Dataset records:
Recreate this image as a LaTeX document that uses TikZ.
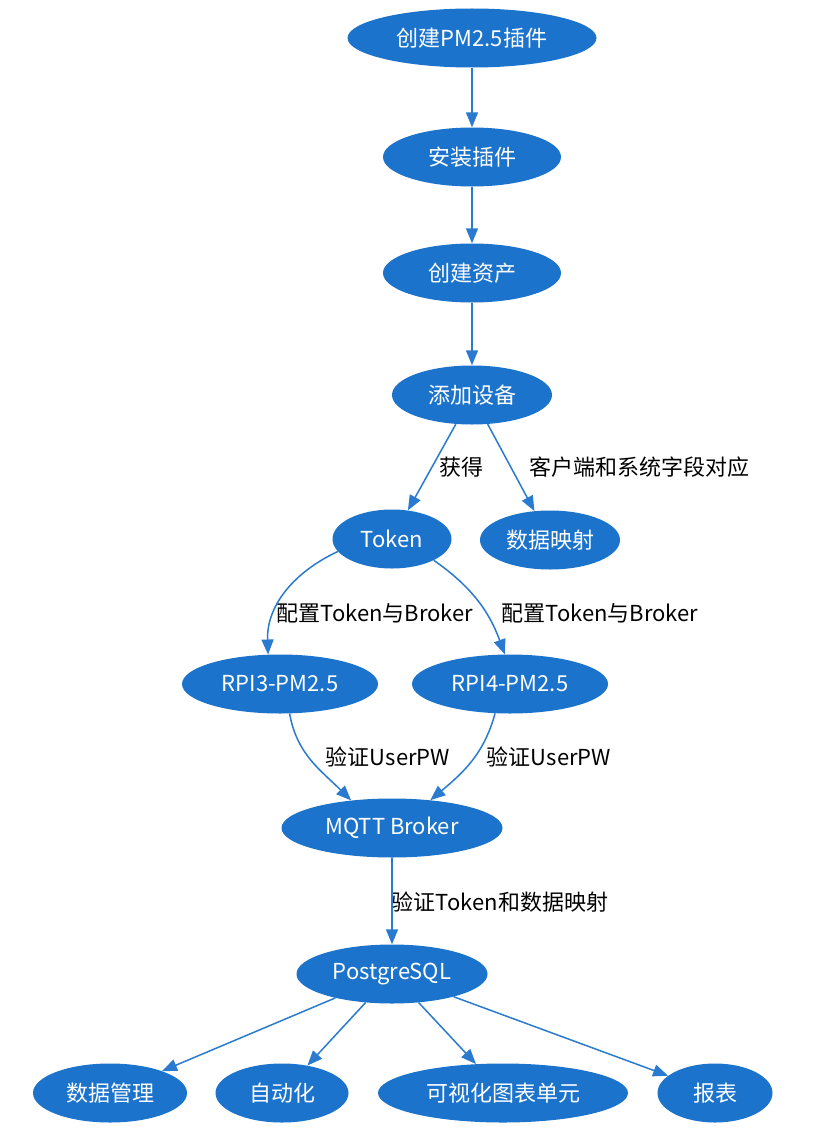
\documentclass[tikz,border=0pt]{standalone}
\usepackage{fontspec}
\setmainfont{Noto Sans CJK SC}
\usetikzlibrary{shapes.geometric,arrows.meta}
\definecolor{nodeblue}{HTML}{1C73CC}
\definecolor{edgeblue}{HTML}{2A7BCF}
\begin{document}
\begin{tikzpicture}[x=1pt,y=1pt,
  nd/.style={ellipse, fill=nodeblue, text=white, inner sep=0pt, minimum height=59pt, font=\fontsize{22}{26}\selectfont},
  ar/.style={draw=edgeblue, line width=1.5pt, -{Triangle[length=15pt,width=12pt]}},
  lb/.style={font=\fontsize{22}{26}\selectfont, text=black, inner sep=0pt}]
\useasboundingbox[fill=white] (0,0) rectangle (832,-1140);
% nodes
\node[nd, minimum width=249pt] (n1) at (472,-38) {创建PM2.5插件};
\node[nd, minimum width=178pt] (n2) at (472,-157) {安装插件};
\node[nd, minimum width=178pt] (n3) at (472,-273) {创建资产};
\node[nd, minimum width=160pt] (n4) at (472,-395) {添加设备};
\node[nd, minimum width=119pt] (tok) at (392,-539) {Token};
\node[nd, minimum width=140pt] (map) at (550,-540) {数据映射};
\node[nd, minimum width=196pt] (r3) at (280,-684) {RPI3-PM2.5};
\node[nd, minimum width=196pt] (r4) at (510,-684) {RPI4-PM2.5};
\node[nd, minimum width=221pt] (mq) at (392,-828) {MQTT Broker};
\node[nd, minimum width=191pt] (pg) at (392,-974) {PostgreSQL};
\node[nd, minimum width=154pt] (b1) at (110,-1093) {数据管理};
\node[nd, minimum width=133pt] (b2) at (282,-1093) {自动化};
\node[nd, minimum width=250pt] (b3) at (503,-1093) {可视化图表单元};
\node[nd, minimum width=115pt] (b4) at (715,-1093) {报表};
% labels
\node[lb] (l1) at (461,-467) {获得};
\node[lb] (l2) at (639,-467) {客户端和系统字段对应};
\node[lb] (l3) at (375,-613) {配置Token与Broker};
\node[lb] (l4) at (600,-613) {配置Token与Broker};
\node[lb] (l5) at (388,-757) {验证UserPW};
\node[lb] (l6) at (549,-757) {验证UserPW};
\node[lb] (l7) at (500,-902) {验证Token和数据映射};
% edges
\draw[ar] (n1) -- (n2);
\draw[ar] (n2) -- (n3);
\draw[ar] (n3) -- (n4);
\draw[ar] (n4) -- (tok);
\draw[ar] (n4) -- (map);
\draw[ar] (tok.193) to[out=205, in=92] (r3.112);
\draw[ar] (tok.-27) to[out=-35, in=110] (r4.100);
\draw[ar] (r3.-72) to[out=-80, in=135] (mq.146);
\draw[ar] (r4.-117) to[out=-105, in=40] (mq.36);
\draw[ar] (mq) -- (pg);
\draw[ar] (pg) -- (b1);
\draw[ar] (pg) -- (b2);
\draw[ar] (pg) -- (b3);
\draw[ar] (pg) -- (b4);
\end{tikzpicture}
\end{document}
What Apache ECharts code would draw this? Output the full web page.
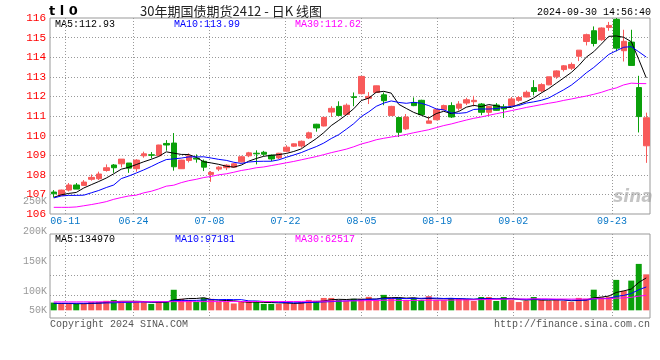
<!DOCTYPE html>
<html><head><meta charset="utf-8">
<script src="https://cdn.jsdelivr.net/npm/echarts@6/dist/echarts.min.js"></script>
<style>html,body{margin:0;padding:0;background:#fff}#c{width:660px;height:360px}</style>
</head><body><div id="c"></div>
<script>
const dates = ['06-06','06-07','06-11','06-12','06-13','06-14','06-17','06-18','06-19','06-20',
 '06-21','06-24','06-25','06-26','06-27','06-28','07-01','07-02','07-03','07-04',
 '07-05','07-08','07-09','07-10','07-11','07-12','07-15','07-16','07-17','07-18',
 '07-19','07-22','07-23','07-24','07-25','07-26','07-29','07-30','07-31','08-01',
 '08-02','08-05','08-06','08-07','08-08','08-09','08-12','08-13','08-14','08-15',
 '08-16','08-19','08-20','08-21','08-22','08-23','08-26','08-27','08-28','08-29',
 '08-30','09-02','09-03','09-04','09-05','09-06','09-09','09-10','09-11','09-12',
 '09-13','09-18','09-19','09-20','09-23','09-24','09-25','09-26','09-27','09-30'];
const tickLabels = ['06-11','06-24','07-08','07-22','08-05','08-19','09-02','09-23'];

const opens = [107.12,106.95,107.22,107.48,107.46,107.77,107.80,108.22,108.50,108.56,
 108.60,108.31,108.97,109.02,108.97,109.60,109.62,108.31,108.73,108.85,
 108.69,108.02,108.29,108.36,108.39,108.66,108.97,109.10,109.15,109.00,
 108.86,109.20,109.46,109.47,109.88,110.58,110.49,111.20,111.49,111.08,
 111.98,112.14,111.90,112.20,112.08,111.02,110.92,110.34,111.69,111.80,
 110.63,110.81,111.32,111.53,111.40,111.66,111.73,111.61,111.19,111.56,
 111.47,111.53,111.80,111.97,112.45,112.28,112.59,113.00,113.37,113.44,
 114.05,114.80,115.35,114.89,115.52,115.93,114.33,114.77,112.45,109.48];
const closes = [107.03,107.22,107.48,107.27,107.63,107.87,108.04,108.36,108.36,108.80,
 108.34,108.75,109.07,109.00,109.52,109.52,108.41,108.75,108.97,108.80,
 108.39,108.12,108.39,108.49,108.56,108.92,109.12,109.07,109.05,108.81,
 109.10,109.41,109.58,109.71,110.14,110.39,110.93,111.39,111.03,111.55,
 111.95,113.02,112.00,112.54,111.78,111.49,110.17,110.95,111.53,111.07,
 110.75,111.32,111.53,110.95,111.61,111.83,111.80,111.19,111.49,111.29,
 111.36,111.87,111.94,112.21,112.25,112.60,113.00,113.30,113.56,113.63,
 114.36,115.15,114.70,115.49,115.62,114.46,114.81,113.58,110.97,110.91];
const lows = [106.85,106.93,107.15,107.27,107.43,107.70,107.73,108.16,108.10,108.38,
 108.10,108.16,108.87,108.84,108.95,109.23,108.21,108.30,108.63,108.62,
 108.19,107.64,108.19,108.24,108.37,108.63,108.90,108.53,108.95,108.70,
 108.80,109.15,109.42,109.38,109.83,110.20,110.47,110.95,111.00,111.05,
 111.50,112.10,111.61,112.18,111.55,111.00,109.93,110.28,111.50,111.05,
 110.63,110.78,111.30,110.90,111.27,111.56,111.49,111.04,111.00,111.27,
 110.90,111.50,111.73,111.95,112.05,112.20,112.57,112.90,113.27,113.35,
 113.80,114.60,114.55,114.84,115.35,114.30,113.78,113.58,110.16,108.61];
const highs = [107.22,107.24,107.58,107.58,107.73,108.02,108.16,108.53,108.55,108.80,
 108.60,108.80,109.18,109.16,109.53,109.77,110.13,108.77,109.09,109.04,
 108.78,108.19,108.44,108.54,108.60,108.97,109.17,109.25,109.22,109.03,
 109.12,109.51,109.60,109.75,110.20,110.60,110.95,111.50,111.75,111.64,
 112.20,113.02,112.22,112.55,112.20,111.52,110.92,111.10,111.95,111.83,
 110.97,111.37,111.58,111.70,111.76,111.93,112.03,111.66,111.52,111.66,
 111.60,111.97,112.02,112.30,112.83,112.67,113.00,113.33,113.60,113.73,
 114.36,115.20,115.57,115.52,115.80,116.00,115.40,115.40,113.05,111.17];
const volumes = [32200,26700,26700,26700,26700,35000,35000,39600,43200,35000,
 35000,35000,35000,26700,35000,35000,85600,47800,43200,35000,
 51500,47800,35000,35000,28500,35000,35000,39600,26700,26700,
 26700,35000,26700,35000,43200,39600,51500,51500,43200,39600,
 47800,47800,56100,43200,64400,51500,51500,43200,51500,43200,
 59000,42700,42700,50800,47200,47200,39000,55400,55400,39000,
 55400,42700,34500,39000,55400,42700,39000,42700,39000,34900,
 51800,48100,86000,54600,56460,126800,81000,123800,193400,149850];

// moving-average values before enough bars are visible
const ma5Head = [106.85,106.98,107.05,107.10];
const ma10Head = [106.82,106.92,106.95,106.95,106.96,107.08,107.20,107.35,107.48];
const ma30Head = [106.34,106.34,106.34,106.36,106.42,106.48,106.55,106.63,106.75,106.84,
 106.92,106.96,107.08,107.16,107.28,107.42,107.47,107.60,107.70,107.77,
 107.86,107.92,108.00,108.05,108.13,108.22,108.28,108.36,108.40];
const vMa5Head = [28500,28500,28500,27600];
const vMa10Head = [29400,29400,29400,29500,29500,29900,30400,30800,31300];
const vMa30Head = [35000,35000,35100,35100,35300,35300,35400,35500,35500,35600,
 35700,35700,35800,35900,35900,36000,36100,36200,36200,36300,
 36300,36400,36400,36500,36500,36600,36700,36800,36800];

const priceLegend = [['MA5:112.93','#000000'],['MA10:113.99','#0000ff'],['MA30:112.62','#ff00ff']];
const volLegend = [['MA5:134970','#000000'],['MA10:97181','#0000ff'],['MA30:62517','#ff00ff']];
const volTickValues = [50000,100000,150000,200000,250000];

const RED = '#f85a5a', GREEN = '#0aa00a';
const MONO = '"Liberation Mono","DejaVu Sans Mono",monospace';

function movingAverage(vals, n, head, digits) {
  return vals.map((v, i) => {
    if (i < n - 1) return head[i];
    let s = 0;
    for (let k = i - n + 1; k <= i; k++) s += vals[k];
    return +(s / n).toFixed(digits);
  });
}

const kData = dates.map((d, i) => [opens[i], closes[i], lows[i], highs[i]]);
const volData = volumes.map((v, i) => ({
  value: v, itemStyle: { color: closes[i] > opens[i] ? RED : GREEN }
}));
const isTick = (i) => tickLabels.indexOf(dates[i]) >= 0;
const dotted = { color: '#999999', width: 1, type: [1, 2] };

const chart = echarts.init(document.getElementById('c'), null, { renderer: 'canvas' });
chart.setOption({
  animation: false,
  backgroundColor: '#ffffff',
  grid: [
    { left: 50, right: 10, top: 18, height: 196, show: true, borderColor: '#999', borderWidth: 1, backgroundColor: 'transparent' },
    { left: 50, right: 10, top: 234, height: 84, show: true, borderColor: '#999', borderWidth: 1, backgroundColor: 'transparent' },
    { left: 50, right: 10, top: 201, height: 120 },
    { left: 50, right: 10, top: 235, height: 80 }
  ],
  xAxis: [
    { gridIndex: 0, type: 'category', position: 'top', data: dates, boundaryGap: true, axisLine: { show: false }, axisTick: { show: false }, axisLabel: { show: false }, splitLine: { show: false } },
    { gridIndex: 0, type: 'category', position: 'bottom', data: dates, boundaryGap: false, axisLine: { show: false }, axisTick: { show: false },
      axisLabel: { interval: (i) => isTick(i), color: '#0a78c8', fontSize: 10, fontFamily: MONO, margin: 2 },
      splitLine: { show: true, interval: (i) => isTick(i), lineStyle: dotted } },
    { gridIndex: 1, type: 'category', position: 'top', data: dates, boundaryGap: true, axisLine: { show: false }, axisTick: { show: false }, axisLabel: { show: false }, splitLine: { show: false } },
    { gridIndex: 1, type: 'category', position: 'bottom', data: dates, boundaryGap: false, axisLine: { show: false }, axisTick: { show: false }, axisLabel: { show: false },
      splitLine: { show: true, interval: (i) => isTick(i), lineStyle: dotted } },
    { gridIndex: 2, type: 'value', show: false },
    { gridIndex: 3, type: 'value', show: false }
  ],
  yAxis: [
    { gridIndex: 0, type: 'value', position: 'left', min: 106, max: 116, interval: 1, axisLine: { show: false }, axisTick: { show: false },
      axisLabel: { color: '#ff0000', fontSize: 11, fontFamily: MONO, margin: 4 },
      splitLine: { show: true, lineStyle: dotted, showMinLine: false, showMaxLine: false } },
    { gridIndex: 1, type: 'value', position: 'right', min: -32000, max: 318000, axisLine: { show: false }, axisTick: { show: false }, axisLabel: { show: false }, splitLine: { show: false } },
    { gridIndex: 2, type: 'value', position: 'left', min: 50000, max: 250000, interval: 50000, axisLine: { show: false }, axisTick: { show: false }, splitLine: { show: false },
      axisLabel: { color: '#999999', fontSize: 10, fontFamily: MONO, margin: 3,
        formatter: (v) => (v === volTickValues[0] ? '{lift|' + (v / 1000) + 'K}' : (v / 1000) + 'K'),
        rich: { lift: { color: '#999999', fontSize: 10, fontFamily: MONO, padding: [0, 0, 21, 0] } } } },
    { gridIndex: 3, type: 'value', position: 'right', min: 0, max: 4, interval: 1, axisLine: { show: false }, axisTick: { show: false }, axisLabel: { show: false },
      splitLine: { show: true, lineStyle: dotted, showMinLine: false, showMaxLine: false } }
  ],
  series: [
    { type: 'candlestick', xAxisIndex: 0, yAxisIndex: 0, data: kData, barWidth: 6,
      itemStyle: { color: RED, color0: GREEN, borderColor: RED, borderColor0: GREEN, borderWidth: 1 } },
    { type: 'line', xAxisIndex: 0, yAxisIndex: 0, data: movingAverage(closes, 5, ma5Head, 3), showSymbol: false, lineStyle: { color: '#000000', width: 1 }, z: 3 },
    { type: 'line', xAxisIndex: 0, yAxisIndex: 0, data: movingAverage(closes, 10, ma10Head, 3), showSymbol: false, lineStyle: { color: '#0000ff', width: 1 }, z: 3 },
    { type: 'line', xAxisIndex: 0, yAxisIndex: 0, data: movingAverage(closes, 30, ma30Head, 3), showSymbol: false, lineStyle: { color: '#ff00ff', width: 1 }, z: 3 },
    { type: 'bar', xAxisIndex: 2, yAxisIndex: 1, data: volData, barWidth: 6 },
    { type: 'line', xAxisIndex: 2, yAxisIndex: 1, data: movingAverage(volumes, 5, vMa5Head, 0), showSymbol: false, lineStyle: { color: '#000000', width: 1 }, z: 3 },
    { type: 'line', xAxisIndex: 2, yAxisIndex: 1, data: movingAverage(volumes, 10, vMa10Head, 0), showSymbol: false, lineStyle: { color: '#0000ff', width: 1 }, z: 3 },
    { type: 'line', xAxisIndex: 2, yAxisIndex: 1, data: movingAverage(volumes, 30, vMa30Head, 0), showSymbol: false, lineStyle: { color: '#ff00ff', width: 1 }, z: 3 }
  ],
  graphic: [
    { type: 'text', x: 49, y: 12, style: { text: 't l 0', fill: '#000', font: 'bold 13px "DejaVu Sans"', verticalAlign: 'middle' } },
    { type: 'text', x: 231, y: 11, style: { text: '30年期国债期货2412 - 日K 线图', fill: '#222', font: '13px "Noto Sans CJK SC"', align: 'center', verticalAlign: 'middle' } },
    { type: 'text', x: 651, y: 12, style: { text: '2024-09-30 14:56:40', fill: '#000', font: '10px ' + MONO, align: 'right', verticalAlign: 'middle' } },
    { type: 'text', x: 55, y: 24, style: { text: priceLegend[0][0], fill: priceLegend[0][1], font: '10px ' + MONO, verticalAlign: 'middle' } },
    { type: 'text', x: 174, y: 24, style: { text: priceLegend[1][0], fill: priceLegend[1][1], font: '10px ' + MONO, verticalAlign: 'middle' } },
    { type: 'text', x: 295, y: 24, style: { text: priceLegend[2][0], fill: priceLegend[2][1], font: '10px ' + MONO, verticalAlign: 'middle' } },
    { type: 'text', x: 55, y: 239, style: { text: volLegend[0][0], fill: volLegend[0][1], font: '10px ' + MONO, verticalAlign: 'middle' } },
    { type: 'text', x: 175, y: 239, style: { text: volLegend[1][0], fill: volLegend[1][1], font: '10px ' + MONO, verticalAlign: 'middle' } },
    { type: 'text', x: 295, y: 239, style: { text: volLegend[2][0], fill: volLegend[2][1], font: '10px ' + MONO, verticalAlign: 'middle' } },
    { type: 'text', x: 50, y: 324, style: { text: 'Copyright 2024 SINA.COM', fill: '#555', font: '10px ' + MONO, verticalAlign: 'middle' } },
    { type: 'text', x: 650, y: 324, style: { text: 'http://finance.sina.com.cn', fill: '#555', font: '10px ' + MONO, align: 'right', verticalAlign: 'middle' } },
    { type: 'text', x: 633, y: 198, style: { text: 'sina', fill: 'rgba(150,150,150,0.55)', font: 'italic bold 17px "DejaVu Sans"', align: 'center', verticalAlign: 'middle' } }
  ]
});
</script></body></html>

_Stated task:_ Filter out all lines lacking the word "this" and copy the rest.

_Written solution:_
Recreate this image as a LaTeX document that uses TikZ.
What Apache ECharts code would draw this? Output the full web page.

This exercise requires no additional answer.